The Human Rights Council has taken up not only Syria, but other urgent cases as well. Its emergency session on Libya after Muammar Gaddafi signaled all-out war against civilians led immediately to its dismissal from the Council. It also helped establish the case for the Security Council’s invocation of the responsibility to protect doctrine, an important breakthrough in operationalizing a concept that has protection of civilians at its core. It has created special rapporteurs to investigate human rights abuses committed by the governments of Eritrea, Belarus and Iran. It is putting pressure on states to improve their records across a whole range of human rights issues including freedom of association, attacks against human rights defenders and rights for lesbians and gays. And its new mechanism to examine the human rights record of every U.N. member state is winning plaudits from activists from countries like Venezuela, Zimbabwe, India and Brazil, as I heard during meetings of the CIVICUS World Assembly in Montreal last week.

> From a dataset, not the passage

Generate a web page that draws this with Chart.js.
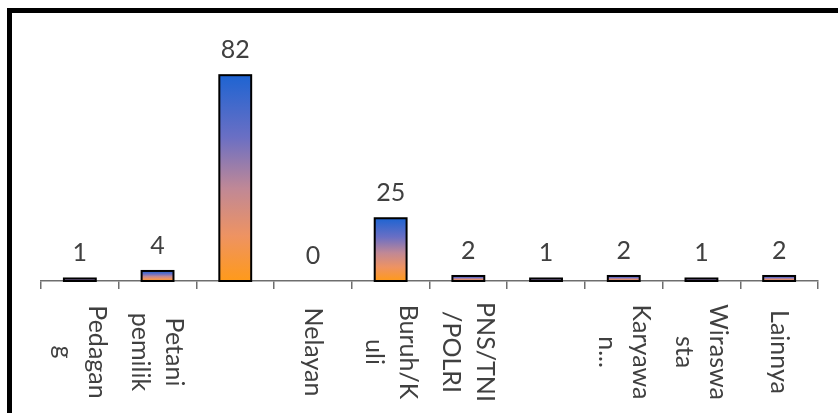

The Council is moving forward on addressing these matters even though difficult states like China and Russia are members of the Council. While some politicians like to seize on every opportunity to dismiss the Council in toto because of its mixed membership, the facts tell another story: that with determined leadership from the United States and other democracies, along with an organized global human rights community, greater dissemination of the Council’s work through the Internet, and the valuable contribution of the Council’s independent experts, human rights is rising on the agenda of the international community and leading to surprising, albeit slow, progress. That’s why I voted, on the recent Foreign Policy magazine survey of UN experts, for the Human Rights Council as the leading example of the Obama Administration’s success with its relations with the U.N.
We will know how the rest of the world feels about Washington’s role at the Human Rights Council on Nov. 17, when the U.N. elects members to the Council, a list that will not include, at least this year, states like Cuba, China and Sudan.
Come January, regardless of the state of affairs in Syria, we will also know if the United States will continue down the path of engaged, pro-active and effective relations with the United Nations, or set out on a different track of hostility, parsimony and withdrawal from the world body, as advocated by the likes of John Bolton and Ileana Ros-Lehtinen, close advisers and friends of Mitt Romney. The global movement for human rights hangs in the balance.